- _WRITTEN TASK_
From the first line of the data down to and including the line with "from matplotlib.lines import Line2D", copy everything exactly, leaving out pictures.

>>>>

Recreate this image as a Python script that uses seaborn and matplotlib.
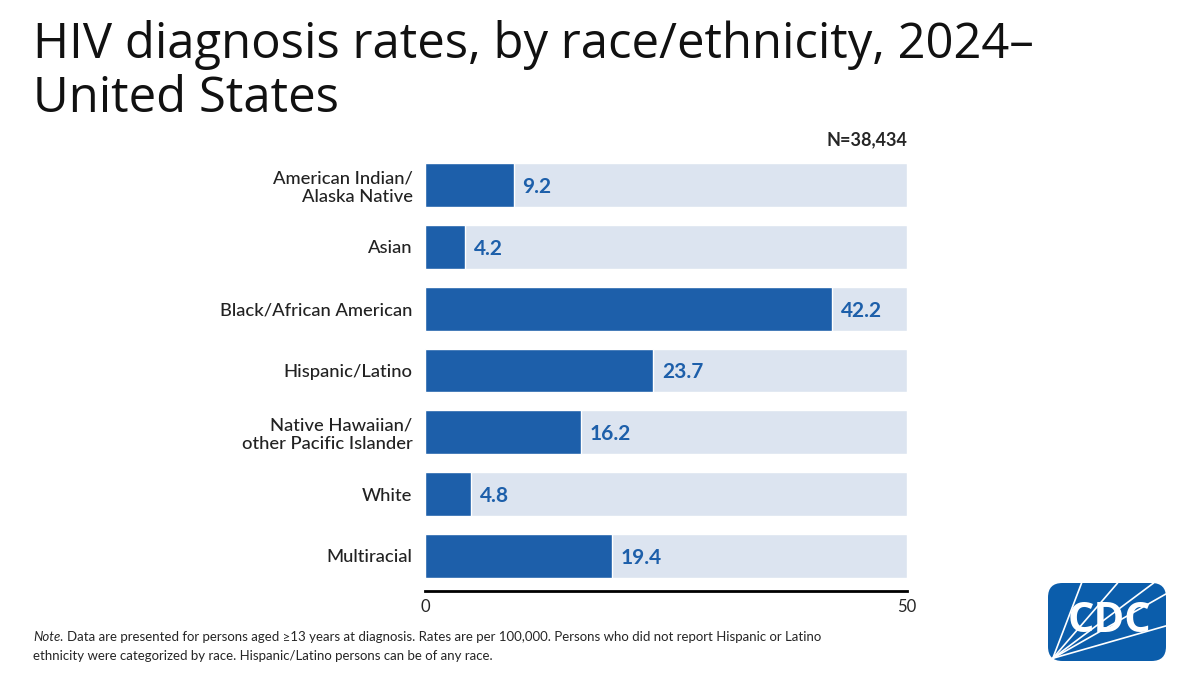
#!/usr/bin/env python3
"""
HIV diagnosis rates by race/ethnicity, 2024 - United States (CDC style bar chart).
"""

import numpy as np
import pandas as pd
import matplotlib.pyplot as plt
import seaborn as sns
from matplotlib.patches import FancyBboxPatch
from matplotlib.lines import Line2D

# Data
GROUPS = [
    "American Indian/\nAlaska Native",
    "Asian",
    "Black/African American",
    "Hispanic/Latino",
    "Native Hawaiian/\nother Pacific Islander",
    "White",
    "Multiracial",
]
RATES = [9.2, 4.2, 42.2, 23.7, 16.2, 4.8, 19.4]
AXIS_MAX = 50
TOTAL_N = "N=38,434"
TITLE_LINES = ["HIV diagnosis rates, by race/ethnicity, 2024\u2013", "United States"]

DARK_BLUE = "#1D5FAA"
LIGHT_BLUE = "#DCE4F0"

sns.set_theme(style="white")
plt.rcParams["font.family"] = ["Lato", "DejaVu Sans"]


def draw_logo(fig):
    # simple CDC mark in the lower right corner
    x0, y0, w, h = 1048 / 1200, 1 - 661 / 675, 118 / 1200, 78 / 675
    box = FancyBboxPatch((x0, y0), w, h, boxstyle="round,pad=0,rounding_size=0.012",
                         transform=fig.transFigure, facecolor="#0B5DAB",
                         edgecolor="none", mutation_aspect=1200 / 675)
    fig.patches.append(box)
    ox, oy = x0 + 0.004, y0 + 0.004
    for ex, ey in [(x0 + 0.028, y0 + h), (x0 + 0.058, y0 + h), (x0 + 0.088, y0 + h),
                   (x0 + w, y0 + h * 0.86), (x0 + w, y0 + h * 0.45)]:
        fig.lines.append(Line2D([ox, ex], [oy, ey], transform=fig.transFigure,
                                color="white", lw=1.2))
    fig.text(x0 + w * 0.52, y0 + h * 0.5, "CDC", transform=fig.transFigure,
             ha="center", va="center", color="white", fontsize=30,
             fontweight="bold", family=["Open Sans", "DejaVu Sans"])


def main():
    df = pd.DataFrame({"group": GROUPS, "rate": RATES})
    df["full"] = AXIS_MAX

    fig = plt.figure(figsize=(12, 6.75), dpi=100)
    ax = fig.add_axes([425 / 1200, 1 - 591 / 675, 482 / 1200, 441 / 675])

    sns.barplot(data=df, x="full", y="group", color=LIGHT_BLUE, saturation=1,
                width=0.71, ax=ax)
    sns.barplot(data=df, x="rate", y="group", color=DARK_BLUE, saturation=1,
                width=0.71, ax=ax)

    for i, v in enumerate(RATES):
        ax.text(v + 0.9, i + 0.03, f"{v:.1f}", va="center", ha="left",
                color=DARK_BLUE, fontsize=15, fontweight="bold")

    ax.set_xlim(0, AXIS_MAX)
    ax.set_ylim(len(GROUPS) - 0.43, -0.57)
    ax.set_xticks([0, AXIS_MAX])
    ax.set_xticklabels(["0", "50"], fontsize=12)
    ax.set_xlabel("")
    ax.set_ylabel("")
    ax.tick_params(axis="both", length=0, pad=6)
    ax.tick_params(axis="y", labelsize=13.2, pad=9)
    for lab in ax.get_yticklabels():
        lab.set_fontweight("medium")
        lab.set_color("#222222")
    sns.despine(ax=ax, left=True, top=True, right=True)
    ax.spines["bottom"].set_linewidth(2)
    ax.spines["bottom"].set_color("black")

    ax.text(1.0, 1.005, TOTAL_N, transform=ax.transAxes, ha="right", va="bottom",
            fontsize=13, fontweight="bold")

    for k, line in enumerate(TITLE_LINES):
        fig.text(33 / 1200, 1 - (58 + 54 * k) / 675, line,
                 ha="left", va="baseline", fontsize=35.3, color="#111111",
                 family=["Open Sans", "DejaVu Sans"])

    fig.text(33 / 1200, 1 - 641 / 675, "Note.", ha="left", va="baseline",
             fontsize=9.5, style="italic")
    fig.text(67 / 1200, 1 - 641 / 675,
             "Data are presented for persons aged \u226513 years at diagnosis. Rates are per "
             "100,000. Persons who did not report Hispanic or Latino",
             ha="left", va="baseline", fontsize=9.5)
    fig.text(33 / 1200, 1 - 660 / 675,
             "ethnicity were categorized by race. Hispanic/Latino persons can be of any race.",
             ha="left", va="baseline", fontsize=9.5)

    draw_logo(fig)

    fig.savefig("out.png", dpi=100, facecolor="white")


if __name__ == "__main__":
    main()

<<<<

- _ANSWER TO THIS PROBLEM_
Recreate this image as a Python script that uses seaborn and matplotlib.
#!/usr/bin/env python3
"""
HIV diagnosis rates by race/ethnicity, 2024 - United States (CDC style bar chart).
"""

import numpy as np
import pandas as pd
import matplotlib.pyplot as plt
import seaborn as sns
from matplotlib.patches import FancyBboxPatch
from matplotlib.lines import Line2D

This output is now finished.